* What is asked
Extract the lines of the material below, beginning with the first and ending with the line that holds "plt.rcParams['font.family'] = ['Liberation". Skip every picture.

* Data shown
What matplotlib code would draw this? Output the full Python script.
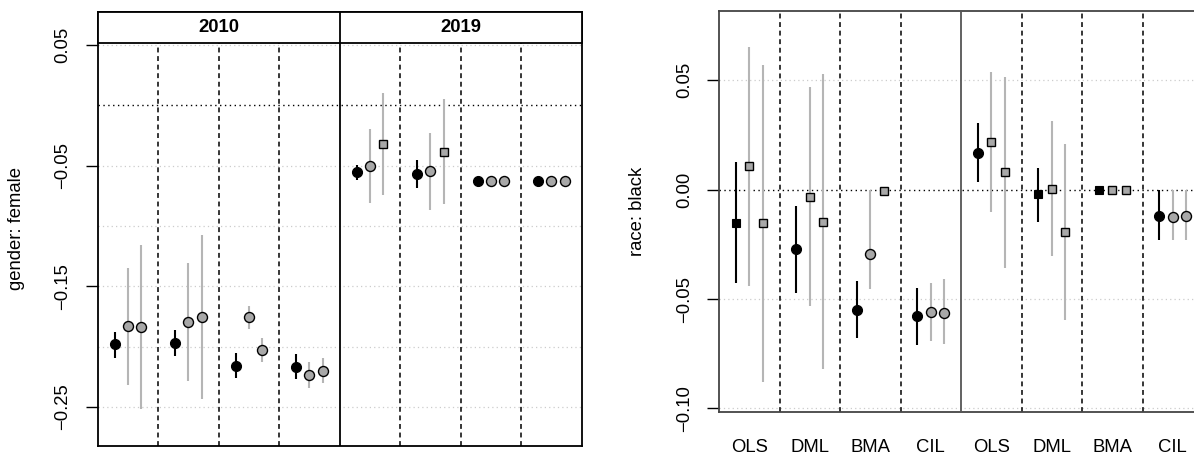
import matplotlib
matplotlib.use("Agg")
import matplotlib.pyplot as plt
from matplotlib.patches import Rectangle

plt.rcParams['font.family'] = ['Liberation Sans', 'DejaVu Sans']

# ---------------- data ----------------
methods = ["OLS", "DML", "BMA", "CIL", "OLS", "DML", "BMA", "CIL"]
years = ["2010", "2019"]

# gender: female (left panel)
g_est1 = [-0.198, -0.1967, -0.2157, -0.2166, -0.0555, -0.0566, -0.0627, -0.0627]
g_lo1 = [-0.209, -0.2075, -0.226, -0.227, -0.0619, -0.0682, -0.0668, -0.0668]
g_hi1 = [-0.188, -0.186, -0.205, -0.206, -0.0494, -0.0456, -0.0590, -0.0590]
g_mk1 = ["o", "o", "o", "o", "o", "o", "o", "o"]

g_est2 = [-0.183, -0.1798, -0.1757, -0.2235, -0.0500, -0.0547, -0.0627, -0.0627]
g_lo2 = [-0.232, -0.228, -0.185, -0.234, -0.0807, -0.0865, -0.0668, -0.0668]
g_hi2 = [-0.1345, -0.131, -0.1666, -0.2124, -0.0196, -0.0229, -0.0586, -0.0586]
g_mk2 = ["o", "o", "o", "o", "o", "o", "o", "o"]

g_est3 = [-0.184, -0.1754, -0.2028, -0.2199, -0.0318, -0.0384, -0.0627, -0.0627]
g_lo3 = [-0.252, -0.2436, -0.2124, -0.2304, -0.0740, -0.0820, -0.0668, -0.0668]
g_hi3 = [-0.116, -0.1075, -0.1928, -0.209, 0.0102, 0.0055, -0.0586, -0.0586]
g_mk3 = ["o", "o", "o", "o", "s", "s", "o", "o"]

# race: black (right panel)
r_est1 = [-0.0151, -0.0271, -0.0550, -0.0578, 0.0169, -0.0021, 0.0000, -0.0119]
r_lo1 = [-0.0427, -0.0474, -0.0680, -0.0708, 0.0034, -0.0146, 0.0000, -0.0229]
r_hi1 = [0.0125, -0.0073, -0.0418, -0.0448, 0.0303, 0.0101, 0.0000, 0.0000]
r_mk1 = ["s", "o", "o", "o", "o", "s", "s", "o"]

r_est2 = [0.0108, -0.0032, -0.0296, -0.0558, 0.0220, 0.0005, 0.0000, -0.0125]
r_lo2 = [-0.0439, -0.0531, -0.0454, -0.0691, -0.0104, -0.0305, 0.0000, -0.0229]
r_hi2 = [0.0654, 0.0468, 0.0000, -0.0428, 0.0540, 0.0313, 0.0000, 0.0000]
r_mk2 = ["s", "s", "o", "o", "s", "s", "s", "o"]

r_est3 = [-0.0152, -0.0146, -0.0008, -0.0563, 0.0081, -0.0192, 0.0000, -0.0119]
r_lo3 = [-0.0878, -0.0822, -0.0008, -0.0704, -0.0358, -0.0596, 0.0000, -0.0229]
r_hi3 = [0.0570, 0.0531, -0.0008, -0.0407, 0.0517, 0.0210, 0.0000, 0.0000]
r_mk3 = ["s", "s", "s", "o", "s", "s", "s", "o"]

g_ticks = [0.05, -0.05, -0.15, -0.25]
g_grid = [0.05, -0.05, -0.10, -0.15, -0.20, -0.25]
r_ticks = [0.05, 0.00, -0.05, -0.10]
r_grid = [0.05, -0.05, -0.10]

# ---------------- layout ----------------
W, H = 1194, 457
fig = plt.figure(figsize=(W / 100, H / 100), dpi=100)


def rect(l, t, r, b):
    return [l / W, 1 - b / H, (r - l) / W, (b - t) / H]


axL = fig.add_axes(rect(97.7, 11.7, 581.7, 445.7))
axR = fig.add_axes(rect(719, 11, 1203, 412.3))

BLACK_LW = 1.5
GRAY_LINE = "#b5b5b5"
GRAY_FILL = "#a8a8a8"
FS = 13.3
offsets = [-0.22, 0.0, 0.22]


def fmt(t):
    s = "%.2f" % abs(t)
    return ("\u2212" + s) if t < 0 else s


def draw_panel(ax, series, grid, ticks, ylim, frame_color, divider_color):
    n = len(methods)
    xs = list(range(1, n + 1))
    ax.set_xlim(0.5, n + 0.5)
    ax.set_ylim(*ylim)
    for g in grid:
        ax.axhline(g, color="#cccccc", lw=0.9, ls=(0, (1, 2.5)), zorder=1)
    ax.axhline(0.0, color="black", lw=1.0, ls=(0, (1, 2.5)), zorder=1)
    for k in range(1, n):
        if k == n // 2:
            continue
        ax.axvline(k + 0.5, color="black", lw=1.1, ls=(0, (3.2, 2.4)), zorder=1)
    ax.axvline(n // 2 + 0.5, color=divider_color, lw=1.3, zorder=6)
    for si, (est, lo, hi, mk) in enumerate(series):
        dx = offsets[si]
        is_black = si == 0
        lc = "black" if is_black else GRAY_LINE
        for i in range(n):
            x = xs[i] + dx
            if hi[i] > lo[i]:
                ax.plot([x, x], [lo[i], hi[i]], color=lc, lw=BLACK_LW,
                        solid_capstyle="butt", zorder=3)
        for i in range(n):
            x = xs[i] + dx
            ms = 7.2 if mk[i] == "o" else 6.2
            if is_black:
                ax.plot(x, est[i], marker=mk[i], ms=ms, mfc="black",
                        mec="black", mew=0.8, ls="none", zorder=5)
            else:
                ax.plot(x, est[i], marker=mk[i], ms=ms, mfc=GRAY_FILL,
                        mec="black", mew=1.0, ls="none", zorder=5)
    for s in ax.spines.values():
        s.set_color(frame_color)
        s.set_linewidth(1.3)
    ax.set_yticks(ticks)
    ax.set_yticklabels([fmt(t) for t in ticks], rotation=90, va="center",
                       fontsize=FS)
    ax.tick_params(axis="y", length=8.4, width=1.0, pad=10.5)


label_x = -(97.7 - 25.0) / 484.0

# left panel
left_series = [(g_est1, g_lo1, g_hi1, g_mk1), (g_est2, g_lo2, g_hi2, g_mk2),
               (g_est3, g_lo3, g_hi3, g_mk3)]
draw_panel(axL, left_series, g_grid, g_ticks, (-0.282, 0.0776), "black", "black")
axL.set_xticks([])
axL.set_ylabel("gender: female", fontsize=FS)
axL.yaxis.set_label_coords(label_x, 0.5)
strip_b = (445.7 - 42.7) / 434.0
axL.add_patch(Rectangle((0, strip_b), 1, 1 - strip_b, transform=axL.transAxes,
                        facecolor="white", edgecolor="black", lw=1.3,
                        zorder=5, clip_on=False))
for j, yr in enumerate(years):
    axL.text(0.25 + 0.5 * j, (1 + strip_b) / 2, yr, transform=axL.transAxes,
             ha="center", va="center", fontsize=FS, fontweight="bold", zorder=7)

# right panel
right_series = [(r_est1, r_lo1, r_hi1, r_mk1), (r_est2, r_lo2, r_hi2, r_mk2),
                (r_est3, r_lo3, r_hi3, r_mk3)]
draw_panel(axR, right_series, r_grid, r_ticks, (-0.1018, 0.0817), "#444444", "#555555")
axR.set_xticks(range(1, len(methods) + 1))
axR.set_xticklabels(methods, fontsize=FS)
axR.tick_params(axis="x", length=0, pad=19)
axR.set_ylabel("race: black", fontsize=FS)
axR.yaxis.set_label_coords(label_x, 0.5)

fig.savefig("out.png", dpi=100)
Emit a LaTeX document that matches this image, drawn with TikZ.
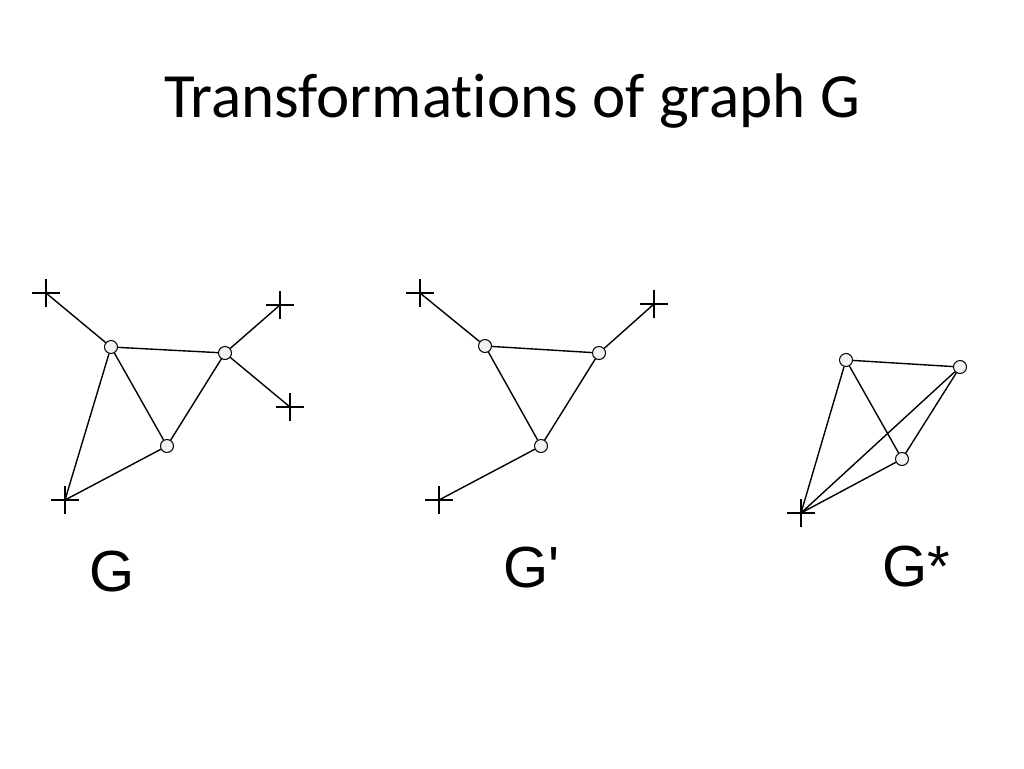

* Task response
What matplotlib code would draw this? Output the full Python script.
import matplotlib
matplotlib.use("Agg")
import matplotlib.pyplot as plt
from matplotlib.patches import Rectangle

plt.rcParams['font.family'] = ['Liberation Sans', 'DejaVu Sans']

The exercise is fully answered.